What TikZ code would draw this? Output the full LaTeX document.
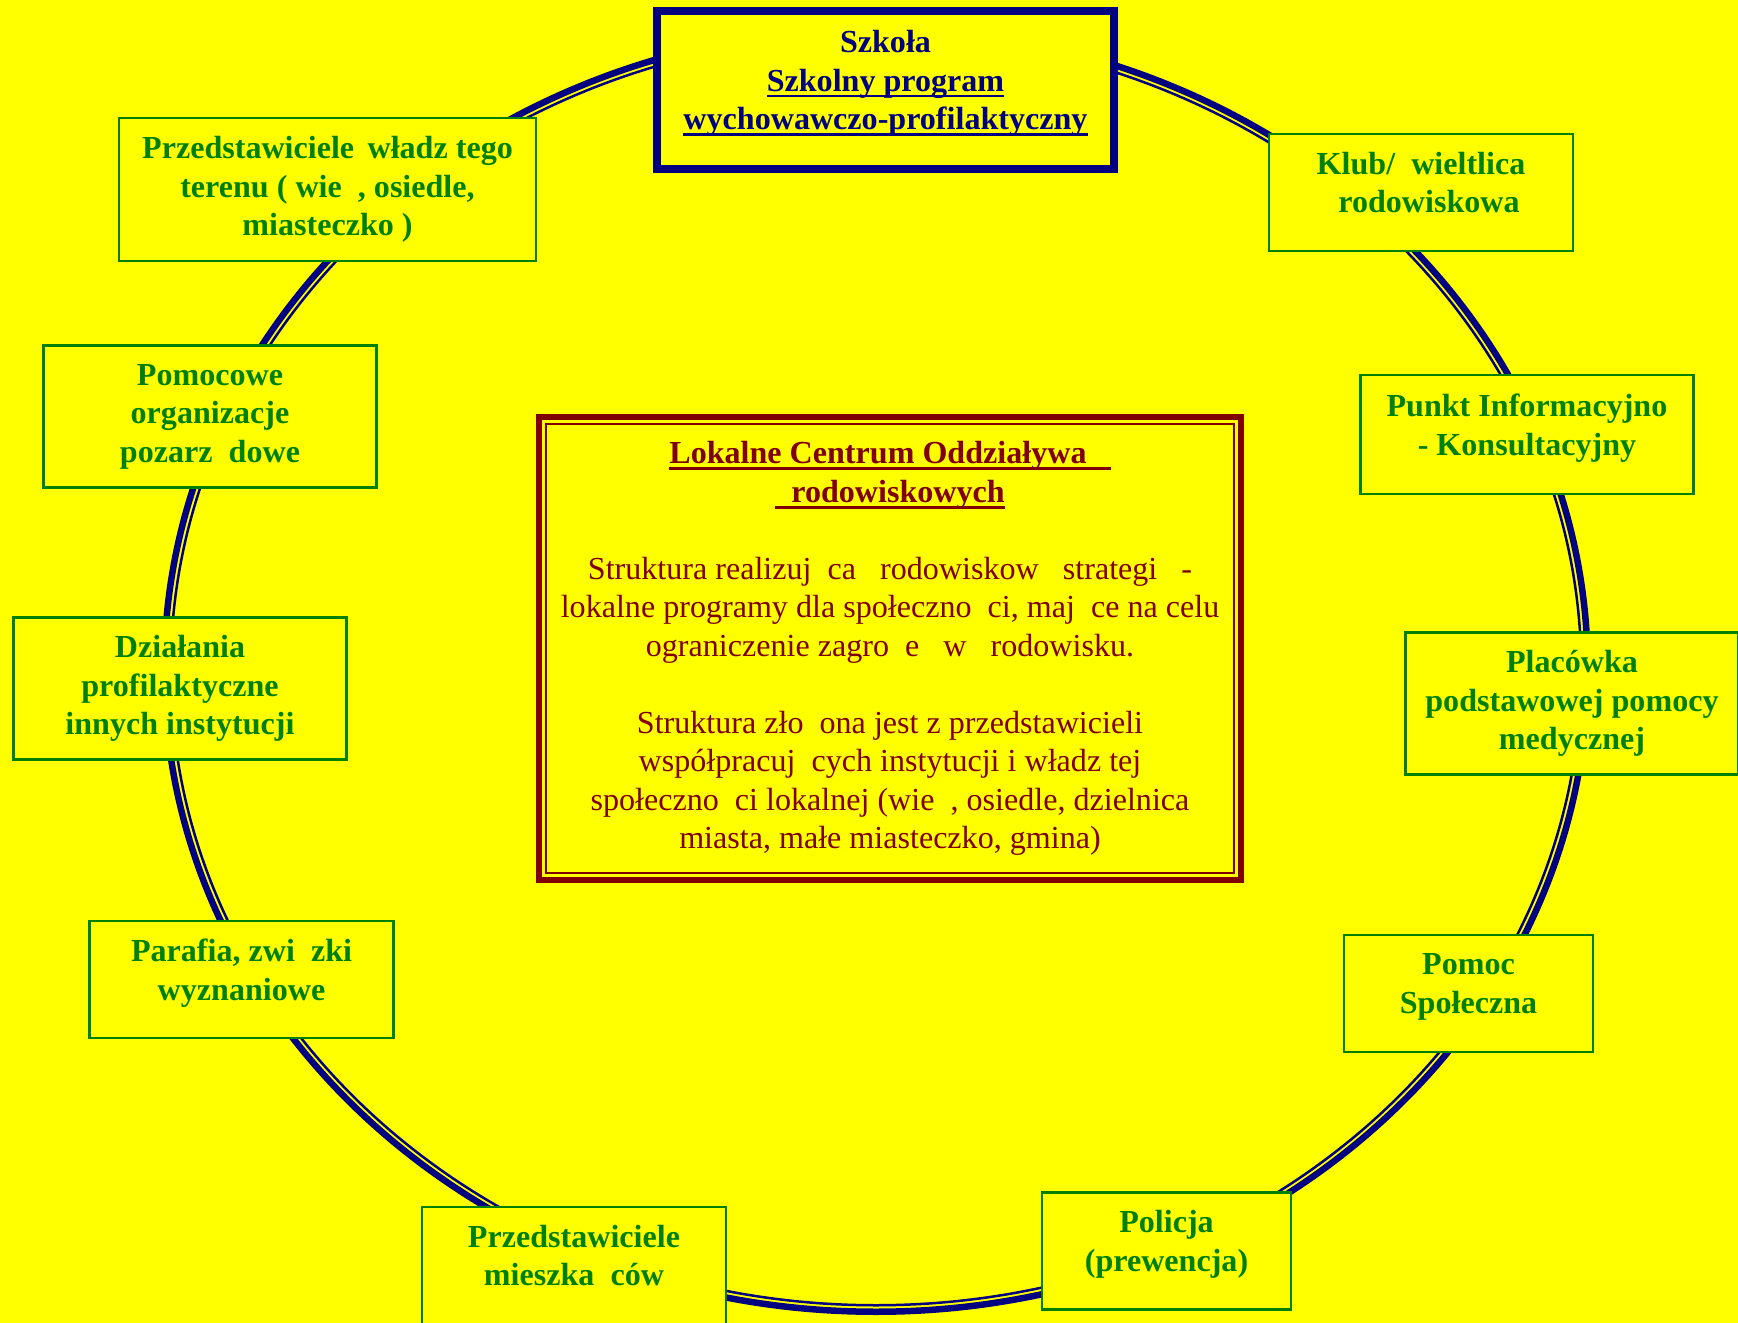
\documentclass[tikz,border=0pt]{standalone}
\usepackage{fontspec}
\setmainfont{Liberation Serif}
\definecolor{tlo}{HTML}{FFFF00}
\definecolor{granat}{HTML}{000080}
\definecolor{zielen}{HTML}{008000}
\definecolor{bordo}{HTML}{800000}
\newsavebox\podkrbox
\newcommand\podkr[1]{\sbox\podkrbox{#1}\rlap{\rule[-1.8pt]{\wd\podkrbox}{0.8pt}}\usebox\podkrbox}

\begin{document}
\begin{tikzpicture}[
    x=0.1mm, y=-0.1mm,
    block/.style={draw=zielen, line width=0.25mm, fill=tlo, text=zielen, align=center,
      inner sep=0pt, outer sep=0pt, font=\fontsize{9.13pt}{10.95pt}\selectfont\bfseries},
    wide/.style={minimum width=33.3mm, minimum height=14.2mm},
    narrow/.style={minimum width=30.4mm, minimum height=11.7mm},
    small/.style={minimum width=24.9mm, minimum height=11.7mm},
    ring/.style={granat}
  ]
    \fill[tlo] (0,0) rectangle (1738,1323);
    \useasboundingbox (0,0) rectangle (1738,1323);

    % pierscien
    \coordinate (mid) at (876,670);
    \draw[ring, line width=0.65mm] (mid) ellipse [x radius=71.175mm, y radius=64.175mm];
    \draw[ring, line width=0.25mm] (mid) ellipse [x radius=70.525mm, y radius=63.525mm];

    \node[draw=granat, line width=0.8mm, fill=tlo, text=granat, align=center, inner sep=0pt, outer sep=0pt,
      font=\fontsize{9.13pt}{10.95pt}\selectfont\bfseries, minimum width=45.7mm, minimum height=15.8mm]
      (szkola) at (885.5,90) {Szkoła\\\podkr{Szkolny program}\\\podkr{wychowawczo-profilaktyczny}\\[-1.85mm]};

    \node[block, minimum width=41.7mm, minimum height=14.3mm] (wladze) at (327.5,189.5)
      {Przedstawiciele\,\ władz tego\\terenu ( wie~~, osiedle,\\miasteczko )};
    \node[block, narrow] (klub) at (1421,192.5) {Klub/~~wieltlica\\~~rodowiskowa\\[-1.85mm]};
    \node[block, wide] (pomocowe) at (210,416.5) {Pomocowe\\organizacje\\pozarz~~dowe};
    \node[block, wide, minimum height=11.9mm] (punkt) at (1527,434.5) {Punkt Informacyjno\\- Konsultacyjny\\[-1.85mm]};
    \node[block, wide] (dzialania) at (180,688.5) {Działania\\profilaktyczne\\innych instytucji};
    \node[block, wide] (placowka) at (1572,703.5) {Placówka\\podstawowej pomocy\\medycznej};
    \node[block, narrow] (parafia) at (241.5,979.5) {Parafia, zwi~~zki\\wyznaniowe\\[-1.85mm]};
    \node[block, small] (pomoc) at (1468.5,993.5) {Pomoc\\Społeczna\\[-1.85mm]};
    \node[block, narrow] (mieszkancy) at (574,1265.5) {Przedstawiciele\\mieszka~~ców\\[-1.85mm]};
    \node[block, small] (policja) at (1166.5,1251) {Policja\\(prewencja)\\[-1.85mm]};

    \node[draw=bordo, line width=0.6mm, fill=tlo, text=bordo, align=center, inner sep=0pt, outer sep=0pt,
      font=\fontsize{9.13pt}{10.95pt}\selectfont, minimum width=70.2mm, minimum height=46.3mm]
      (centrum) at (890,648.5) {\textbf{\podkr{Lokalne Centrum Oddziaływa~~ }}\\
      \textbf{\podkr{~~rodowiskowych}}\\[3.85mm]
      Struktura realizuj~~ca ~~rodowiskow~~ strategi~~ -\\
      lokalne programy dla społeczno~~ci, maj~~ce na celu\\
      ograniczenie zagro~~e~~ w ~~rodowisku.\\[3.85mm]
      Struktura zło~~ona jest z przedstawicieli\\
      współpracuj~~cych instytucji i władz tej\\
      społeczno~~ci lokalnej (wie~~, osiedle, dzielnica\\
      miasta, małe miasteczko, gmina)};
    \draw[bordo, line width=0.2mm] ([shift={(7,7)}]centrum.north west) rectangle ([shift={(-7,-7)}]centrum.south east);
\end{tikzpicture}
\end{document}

▬▬▬

WHAT YOU WILL DO: Write out each line of the data exactly; the images should be left out.

RESPONSE TO THE TASK:
What TikZ code would draw this? Output the full LaTeX document.
\documentclass[tikz,border=0pt]{standalone}
\usepackage{fontspec}
\setmainfont{Liberation Serif}
\definecolor{tlo}{HTML}{FFFF00}
\definecolor{granat}{HTML}{000080}
\definecolor{zielen}{HTML}{008000}
\definecolor{bordo}{HTML}{800000}
\newsavebox\podkrbox
\newcommand\podkr[1]{\sbox\podkrbox{#1}\rlap{\rule[-1.8pt]{\wd\podkrbox}{0.8pt}}\usebox\podkrbox}

\begin{document}
\begin{tikzpicture}[
    x=0.1mm, y=-0.1mm,
    block/.style={draw=zielen, line width=0.25mm, fill=tlo, text=zielen, align=center,
      inner sep=0pt, outer sep=0pt, font=\fontsize{9.13pt}{10.95pt}\selectfont\bfseries},
    wide/.style={minimum width=33.3mm, minimum height=14.2mm},
    narrow/.style={minimum width=30.4mm, minimum height=11.7mm},
    small/.style={minimum width=24.9mm, minimum height=11.7mm},
    ring/.style={granat}
  ]
    \fill[tlo] (0,0) rectangle (1738,1323);
    \useasboundingbox (0,0) rectangle (1738,1323);

    % pierscien
    \coordinate (mid) at (876,670);
    \draw[ring, line width=0.65mm] (mid) ellipse [x radius=71.175mm, y radius=64.175mm];
    \draw[ring, line width=0.25mm] (mid) ellipse [x radius=70.525mm, y radius=63.525mm];

    \node[draw=granat, line width=0.8mm, fill=tlo, text=granat, align=center, inner sep=0pt, outer sep=0pt,
      font=\fontsize{9.13pt}{10.95pt}\selectfont\bfseries, minimum width=45.7mm, minimum height=15.8mm]
      (szkola) at (885.5,90) {Szkoła\\\podkr{Szkolny program}\\\podkr{wychowawczo-profilaktyczny}\\[-1.85mm]};

    \node[block, minimum width=41.7mm, minimum height=14.3mm] (wladze) at (327.5,189.5)
      {Przedstawiciele\,\ władz tego\\terenu ( wie~~, osiedle,\\miasteczko )};
    \node[block, narrow] (klub) at (1421,192.5) {Klub/~~wieltlica\\~~rodowiskowa\\[-1.85mm]};
    \node[block, wide] (pomocowe) at (210,416.5) {Pomocowe\\organizacje\\pozarz~~dowe};
    \node[block, wide, minimum height=11.9mm] (punkt) at (1527,434.5) {Punkt Informacyjno\\- Konsultacyjny\\[-1.85mm]};
    \node[block, wide] (dzialania) at (180,688.5) {Działania\\profilaktyczne\\innych instytucji};
    \node[block, wide] (placowka) at (1572,703.5) {Placówka\\podstawowej pomocy\\medycznej};
    \node[block, narrow] (parafia) at (241.5,979.5) {Parafia, zwi~~zki\\wyznaniowe\\[-1.85mm]};
    \node[block, small] (pomoc) at (1468.5,993.5) {Pomoc\\Społeczna\\[-1.85mm]};
    \node[block, narrow] (mieszkancy) at (574,1265.5) {Przedstawiciele\\mieszka~~ców\\[-1.85mm]};
    \node[block, small] (policja) at (1166.5,1251) {Policja\\(prewencja)\\[-1.85mm]};

    \node[draw=bordo, line width=0.6mm, fill=tlo, text=bordo, align=center, inner sep=0pt, outer sep=0pt,
      font=\fontsize{9.13pt}{10.95pt}\selectfont, minimum width=70.2mm, minimum height=46.3mm]
      (centrum) at (890,648.5) {\textbf{\podkr{Lokalne Centrum Oddziaływa~~ }}\\
      \textbf{\podkr{~~rodowiskowych}}\\[3.85mm]
      Struktura realizuj~~ca ~~rodowiskow~~ strategi~~ -\\
      lokalne programy dla społeczno~~ci, maj~~ce na celu\\
      ograniczenie zagro~~e~~ w ~~rodowisku.\\[3.85mm]
      Struktura zło~~ona jest z przedstawicieli\\
      współpracuj~~cych instytucji i władz tej\\
      społeczno~~ci lokalnej (wie~~, osiedle, dzielnica\\
      miasta, małe miasteczko, gmina)};
    \draw[bordo, line width=0.2mm] ([shift={(7,7)}]centrum.north west) rectangle ([shift={(-7,-7)}]centrum.south east);
\end{tikzpicture}
\end{document}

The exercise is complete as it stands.